**Material provided**

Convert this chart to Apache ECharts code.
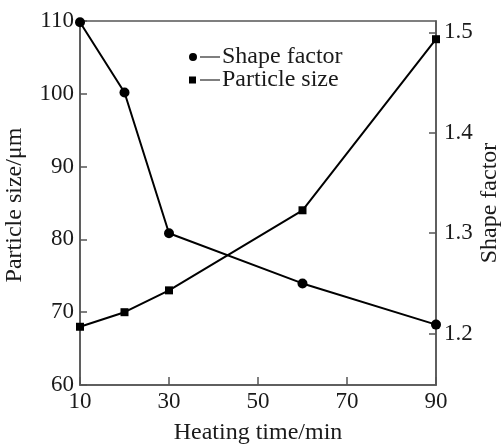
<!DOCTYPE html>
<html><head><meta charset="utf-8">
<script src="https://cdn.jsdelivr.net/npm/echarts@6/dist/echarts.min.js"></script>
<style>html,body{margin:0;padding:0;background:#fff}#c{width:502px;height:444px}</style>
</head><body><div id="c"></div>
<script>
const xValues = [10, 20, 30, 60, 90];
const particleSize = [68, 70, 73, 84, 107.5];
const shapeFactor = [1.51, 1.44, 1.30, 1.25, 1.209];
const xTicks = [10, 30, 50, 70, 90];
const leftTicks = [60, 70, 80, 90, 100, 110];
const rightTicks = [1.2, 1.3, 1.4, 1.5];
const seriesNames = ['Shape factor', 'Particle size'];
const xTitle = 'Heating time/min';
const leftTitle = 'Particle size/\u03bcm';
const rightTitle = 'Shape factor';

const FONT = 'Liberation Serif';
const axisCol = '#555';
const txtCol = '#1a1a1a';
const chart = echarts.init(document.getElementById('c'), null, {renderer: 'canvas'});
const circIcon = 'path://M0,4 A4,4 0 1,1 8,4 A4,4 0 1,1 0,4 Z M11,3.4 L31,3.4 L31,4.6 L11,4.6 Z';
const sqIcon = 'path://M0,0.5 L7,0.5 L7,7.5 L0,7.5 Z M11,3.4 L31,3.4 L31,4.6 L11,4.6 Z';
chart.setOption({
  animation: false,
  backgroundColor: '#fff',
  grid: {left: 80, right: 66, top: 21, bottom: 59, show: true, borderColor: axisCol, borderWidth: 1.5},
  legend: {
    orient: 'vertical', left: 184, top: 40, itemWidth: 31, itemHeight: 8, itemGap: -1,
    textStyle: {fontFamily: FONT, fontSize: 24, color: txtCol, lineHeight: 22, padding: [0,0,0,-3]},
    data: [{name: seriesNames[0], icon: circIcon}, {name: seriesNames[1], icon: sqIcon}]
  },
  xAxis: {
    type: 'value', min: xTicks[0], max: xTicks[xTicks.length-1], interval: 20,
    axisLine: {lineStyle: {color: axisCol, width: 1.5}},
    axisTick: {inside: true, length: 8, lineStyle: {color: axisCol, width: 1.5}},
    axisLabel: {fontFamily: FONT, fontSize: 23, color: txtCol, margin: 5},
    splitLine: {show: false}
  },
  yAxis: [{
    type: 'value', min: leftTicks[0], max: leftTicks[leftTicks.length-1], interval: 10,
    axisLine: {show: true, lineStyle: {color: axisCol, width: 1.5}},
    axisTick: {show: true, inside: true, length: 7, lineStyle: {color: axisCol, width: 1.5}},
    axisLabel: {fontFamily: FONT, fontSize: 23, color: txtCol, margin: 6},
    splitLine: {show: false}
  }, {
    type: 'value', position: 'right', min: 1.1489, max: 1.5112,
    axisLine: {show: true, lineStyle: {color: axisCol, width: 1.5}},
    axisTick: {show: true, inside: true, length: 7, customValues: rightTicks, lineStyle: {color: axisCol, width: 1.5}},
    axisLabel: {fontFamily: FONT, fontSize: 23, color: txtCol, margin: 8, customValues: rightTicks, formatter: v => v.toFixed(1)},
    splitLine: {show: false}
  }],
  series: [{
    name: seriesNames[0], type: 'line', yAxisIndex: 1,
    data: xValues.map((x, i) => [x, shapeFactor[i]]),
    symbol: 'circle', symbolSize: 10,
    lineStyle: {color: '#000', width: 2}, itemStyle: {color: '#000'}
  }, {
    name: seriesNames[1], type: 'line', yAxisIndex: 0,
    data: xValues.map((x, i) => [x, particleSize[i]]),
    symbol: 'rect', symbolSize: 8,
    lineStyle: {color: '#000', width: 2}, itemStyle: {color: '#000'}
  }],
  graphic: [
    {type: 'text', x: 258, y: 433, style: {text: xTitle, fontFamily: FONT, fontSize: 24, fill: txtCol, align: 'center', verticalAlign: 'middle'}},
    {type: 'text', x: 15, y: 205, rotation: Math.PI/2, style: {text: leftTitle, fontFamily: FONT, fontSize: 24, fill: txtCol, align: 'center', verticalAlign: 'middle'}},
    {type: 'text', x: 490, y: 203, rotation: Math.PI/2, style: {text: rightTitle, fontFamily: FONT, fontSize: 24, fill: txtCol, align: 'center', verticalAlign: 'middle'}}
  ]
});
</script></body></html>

**Aim of the exercise**
Extract the lines exactly, please: the first line of the listing, the line with "const rightTitle = 'Shape factor';", and every line between them, but no pictures.

**Complete response**
Convert this chart to Apache ECharts code.
<!DOCTYPE html>
<html><head><meta charset="utf-8">
<script src="https://cdn.jsdelivr.net/npm/echarts@6/dist/echarts.min.js"></script>
<style>html,body{margin:0;padding:0;background:#fff}#c{width:502px;height:444px}</style>
</head><body><div id="c"></div>
<script>
const xValues = [10, 20, 30, 60, 90];
const particleSize = [68, 70, 73, 84, 107.5];
const shapeFactor = [1.51, 1.44, 1.30, 1.25, 1.209];
const xTicks = [10, 30, 50, 70, 90];
const leftTicks = [60, 70, 80, 90, 100, 110];
const rightTicks = [1.2, 1.3, 1.4, 1.5];
const seriesNames = ['Shape factor', 'Particle size'];
const xTitle = 'Heating time/min';
const leftTitle = 'Particle size/\u03bcm';
const rightTitle = 'Shape factor';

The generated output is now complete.